We have seen that, from a conservative perspective, the Alex Acosta Department of Labor is bad on immigration, bad on equal pay, and weak on at least one important wage and hour law issue. Now we learn that it is also bad on religious liberty.
Alex Acosta

We learn this from the case of Acosta v. Cathedral Buffet, Inc.; Ernest Angley. In this action, the Department of Labor sued a restaurant operated by the Grace Cathedral church in Cuyahoga Falls, Ohio. It claimed that the church and its minister Ernest Angley violated the federal Fair Labor Standards Act by not paying the minimum wage to church members who volunteered as workers at the restaurant.

The Obama administration DOL initiated the lawsuit, but Acosta’s DOL continued to pursue it. Indeed, as recently as last December it defended the action in the oral argument of an appeal by the church from a district court’s ruling.

Fortunately, the U.S. Court of Appeals for the Sixth Circuit ruled against the Acosta DOL in a unanimous decision. It reversed the district court, which had awarded nearly $400,000 against the defendants.

The U.S. Supreme Court has made it clear that to be considered an employee within the meaning of the FLSA, and thus be entitled to the minimum wage, a worker must first expect to receive compensation. It was undisputed that the volunteers who worked at Cathedral Buffet had no such expectation.

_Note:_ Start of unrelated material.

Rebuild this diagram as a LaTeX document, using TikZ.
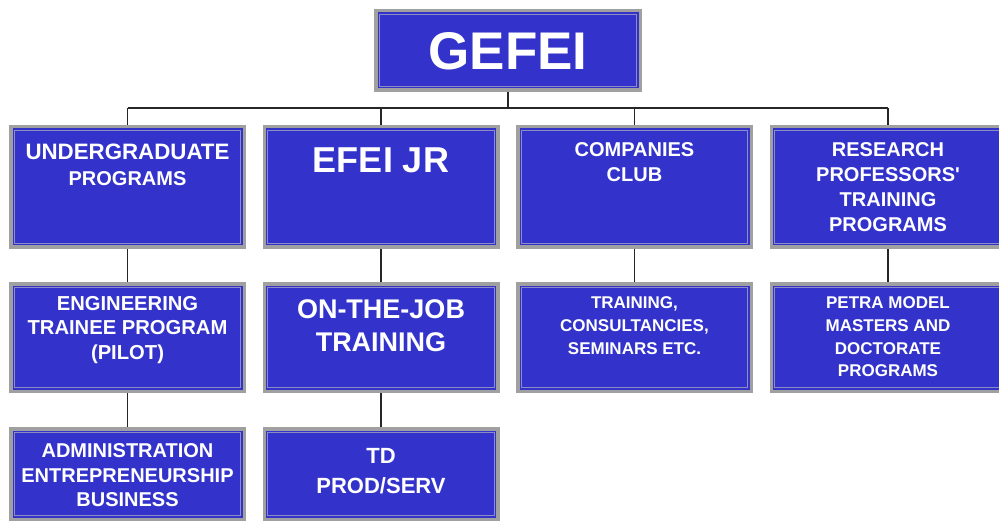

The Acosta DOL tried to argue its way around this problem by saying that Rev. Angley “coerced” church members into volunteering for work at the restaurant. He told church members that the restaurant was “the Lord’s buffet,” and that “[e]very time you say no [to working there], you are closing the door on God.” He also suggested that church members who repeatedly refused to volunteer were at risk of “blaspheming against the Holy Ghost,” an unforgivable sin. A church member testified that she volunteered to work because she “feared failing God.”

The Sixth Circuit rejected the Acosta DOL’s position that these facts mean the church volunteers are entitled to pay. It agreed that in some circumstances, a showing of coercion might be sufficient to overcome a volunteer’s lack of expected compensation and bring her within the protections of the FLSA. It concluded, however, that these circumstances are not present in this case because the type of coercion the FLSA is concerned with is economic in nature, not societal or spiritual.

In a brilliant concurring opinion, Judge Kethledge ripped the Acosta DOL. He wrote:

One hopes that the Department of Labor simply failed to think through its position in this case. Since initiating this litigation in 2015, the Department has argued. . .that volunteers at the Cathedral Buffet were in fact employees under the Fair Labor Standards Act because, the Department says, their pastor spiritually “coerced” them to work there.

That argument’s premise—namely, that the Labor Act authorizes the Department to regulate the spiritual dialogue between pastor and congregation—assumes a power whose use would violate the Free Exercise Clause of the First Amendment.

All in a day’s work for federal bureaucrats at Alex Acosta’s DOL. 

(Article continues HERE)  

Ed.  Judge Kethledge finishes his opinion beautifully by exposing the power-hungry office of the DoL and Alex Acosta. As the Judge puts it:

 What is perhaps most troubling about the Department’s position in this case, however, is the conceit of unlimited agency power that lies behind it. The power of a federal agency is no more than worldly. The Department should tend to what is Caesar’s, and leave the rest alone.